Many dashboard designs focus only on internal manufacturing. That misses a major source of regulatory exposure. Incoming materials, contract processors, packaging vendors, and testing partners can all influence FDA outcomes.
A practical FDA compliance review dashboard should include supplier qualification status, audit findings, incoming material deviations, certificate review issues, and change notifications from critical vendors.
This is especially relevant in the industries ACC covers. Raw material traceability now sits at the center of compliance discussions, whether the product is a fine chemical intermediate, feed additive, extract, or process-critical component.
When supplier controls sit outside the dashboard, internal teams may discover material-related risk only after batch failure, complaint escalation, or inspection questioning.
The best dashboard is not the one with the most indicators. It is the one that separates noise from action. That usually means organizing the FDA compliance review dashboard in layers.
One layer should show enterprise risk. Another should show site or line performance. A third should let reviewers drill into records, linked lots, affected products, and unresolved actions.
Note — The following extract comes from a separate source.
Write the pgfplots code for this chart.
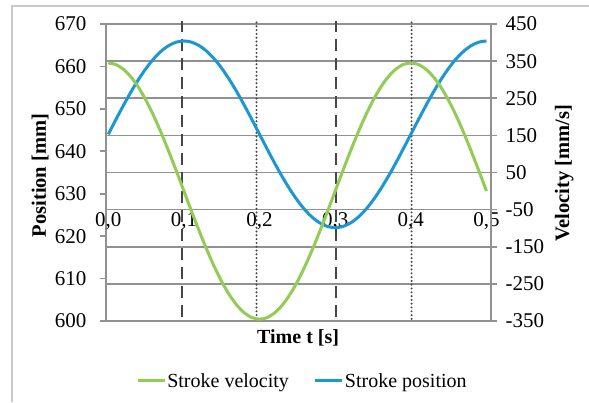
\documentclass[border=0pt]{standalone}
\usepackage{fontspec}
\setmainfont{Liberation Serif}
\usepackage{pgfplots}
\pgfplotsset{compat=1.18}
\definecolor{cgreen}{RGB}{146,204,86}
\definecolor{cblue}{RGB}{27,151,211}
\definecolor{cgrid}{RGB}{145,145,145}
\definecolor{cborder}{RGB}{200,200,200}
\definecolor{cvline}{RGB}{70,70,70}
\begin{document}
\begin{tikzpicture}[x=1pt,y=1pt]
\fill[white] (0,0) rectangle (589,402);
\draw[cborder,line width=1.5pt] (12,0) -- (12,396) -- (589,396);
\begin{axis}[
  at={(106pt,81pt)}, anchor=south west,
  scale only axis, width=385pt, height=297pt,
  xmin=-0.003, xmax=0.506, ymin=600, ymax=670,
  clip=false,
  axis y line*=left, axis x line*=bottom,
  axis line style={cgrid,line width=1.6pt},
  every inner x axis line/.append style={-},
  every inner y axis line/.append style={-},
  xtick={0,0.1,0.2,0.3,0.4,0.5},
  x tick style={draw=none},
  xticklabel style={yshift=118pt},
  /pgf/number format/assume math mode=true,
  x tick label style={/pgf/number format/.cd,use comma,fixed,fixed zerofill,precision=1},
  ytick={600,610,...,670},
  yticklabels={600,610,620,630,640,650,660,670},
  y tick style={cgrid,line width=1.6pt},
  tick align=outside, major tick length=6pt,
  yticklabel style={xshift=-10pt},
  extra y ticks={608.75,617.5,626.25,635,643.75,652.5,661.25,670},
  extra y tick labels={},
  extra y tick style={major tick length=0pt, grid=major},
  grid style={cgrid,line width=1.6pt},
  tick label style={font=\fontsize{21}{21}\selectfont},
  ylabel={\textbf{Position [mm]}},
  ylabel style={at={(axis description cs:-0.171,0.49)}, anchor=center, font=\fontsize{20.5}{20}\selectfont},
  xlabel={\textbf{Time t [s]}},
  xlabel style={at={(axis description cs:0.499,-0.057)}, anchor=center, font=\fontsize{20}{20}\selectfont},
]
\addplot[cvline, line width=1.8pt, dash pattern=on 12pt off 7pt] coordinates {(0.0975,601) (0.0975,670.8)};
\addplot[cvline, line width=1.8pt, dash pattern=on 12pt off 7pt] coordinates {(0.3015,601) (0.3015,670.8)};
\addplot[cvline, line width=2.2pt, line cap=round, dash pattern=on 0pt off 3.8pt] coordinates {(0.196,600.5) (0.196,670.8)};
\addplot[cvline, line width=2.2pt, line cap=round, dash pattern=on 0pt off 3.8pt] coordinates {(0.401,600.5) (0.401,670.8)};
\addplot[cblue, line width=3pt, smooth] coordinates {
(0.00,644.00) (0.01,647.44) (0.02,650.80) (0.03,653.99) (0.04,656.93) (0.05,659.56)
(0.06,661.80) (0.07,663.60) (0.08,664.92) (0.09,665.73) (0.10,666.00) (0.11,665.73)
(0.12,664.92) (0.13,663.60) (0.14,661.80) (0.15,659.56) (0.16,656.93) (0.17,653.99)
(0.18,650.80) (0.19,647.44) (0.20,644.00) (0.21,640.56) (0.22,637.20) (0.23,634.01)
(0.24,631.07) (0.25,628.44) (0.26,626.20) (0.27,624.40) (0.28,623.08) (0.29,622.27)
(0.30,622.00) (0.31,622.27) (0.32,623.08) (0.33,624.40) (0.34,626.20) (0.35,628.44)
(0.36,631.07) (0.37,634.01) (0.38,637.20) (0.39,640.56) (0.40,644.00) (0.41,647.44)
(0.42,650.80) (0.43,653.99) (0.44,656.93) (0.45,659.56) (0.46,661.80) (0.47,663.60)
(0.48,664.92) (0.49,665.73) (0.50,666.00)};
\end{axis}
\begin{axis}[
  at={(106pt,81pt)}, anchor=south west,
  scale only axis, width=385pt, height=297pt,
  xmin=-0.003, xmax=0.506, ymin=-350, ymax=450,
  axis y line*=right, axis x line=none,
  axis line style={cgrid,line width=1.6pt},
  every inner y axis line/.append style={-},
  ytick={-350,-250,-150,-50,50,150,250,350,450},
  yticklabels={\mbox{-350},\mbox{-250},\mbox{-150},\mbox{-50},50,150,250,350,450},
  y tick style={cgrid,line width=1.6pt},
  tick align=outside, major tick length=6pt,
  yticklabel style={xshift=5pt, anchor=west},
  tick label style={font=\fontsize{21}{21}\selectfont},
  ylabel={\textbf{Velocity [mm/s]}},
  ylabel style={at={(axis description cs:1.19,0.498)}, anchor=center, font=\fontsize{20.5}{20}\selectfont},
  legend style={at={(axis description cs:0.509,-0.202)}, anchor=center, draw=none, fill=none,
    font=\fontsize{20}{20}\selectfont, legend columns=2,
    /tikz/every even column/.append style={column sep=24pt},
    nodes={inner sep=1pt}},
  legend cell align=left,
  legend image code/.code={\draw[#1] (0pt,0pt) -- (27pt,0pt);},
]
\addplot[cgreen, line width=3pt, smooth] coordinates {
(0.00,345.0) (0.01,340.8) (0.02,328.1) (0.03,307.4) (0.04,279.1) (0.05,243.9)
(0.06,202.8) (0.07,156.6) (0.08,106.6) (0.09,54.0) (0.10,0.0) (0.11,-54.0)
(0.12,-106.6) (0.13,-156.6) (0.14,-202.8) (0.15,-243.9) (0.16,-279.1) (0.17,-307.4)
(0.18,-328.1) (0.19,-340.8) (0.20,-345.0) (0.21,-340.8) (0.22,-328.1) (0.23,-307.4)
(0.24,-279.1) (0.25,-243.9) (0.26,-202.8) (0.27,-156.6) (0.28,-106.6) (0.29,-54.0)
(0.30,0.0) (0.31,54.0) (0.32,106.6) (0.33,156.6) (0.34,202.8) (0.35,243.9)
(0.36,279.1) (0.37,307.4) (0.38,328.1) (0.39,340.8) (0.40,345.0) (0.41,340.8)
(0.42,328.1) (0.43,307.4) (0.44,279.1) (0.45,243.9) (0.46,202.8) (0.47,156.6)
(0.48,106.6) (0.49,54.0) (0.50,0.0)};
\addlegendentry{Stroke velocity}
\addlegendimage{cblue, line width=3pt}
\addlegendentry{Stroke position}
\end{axis}
\pgfresetboundingbox
\useasboundingbox (0,0) rectangle (589,402);
\end{tikzpicture}
\end{document}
Color coding helps, but thresholds must reflect actual risk. Too many red alerts reduce attention. Too few create false comfort. Threshold logic should match the site’s quality system and product criticality.
It also helps to distinguish leading indicators from lagging ones. Overdue training on revised SOPs is a leading signal. Product rejection rate is a lagging result. Both matter, but they answer different questions.
Before adding more metrics, check whether the current dashboard supports meaningful review. Some systems collect everything but explain very little. Others are clean visually but disconnected from underlying records.
A useful next step is to map three things: the highest regulatory risks, the documents that prove control, and the recurring delays that weaken response time. That exercise often reveals what the dashboard is missing.
From there, compare whether the FDA compliance review dashboard can identify issues early, support internal escalation, and withstand audit-level questioning. If it cannot, redesign should start with workflow and evidence, not graphics.
In regulated production, visibility is valuable only when it sharpens judgment. The right dashboard tracks what regulators will ask, what operations tend to overlook, and what product quality cannot afford to miss.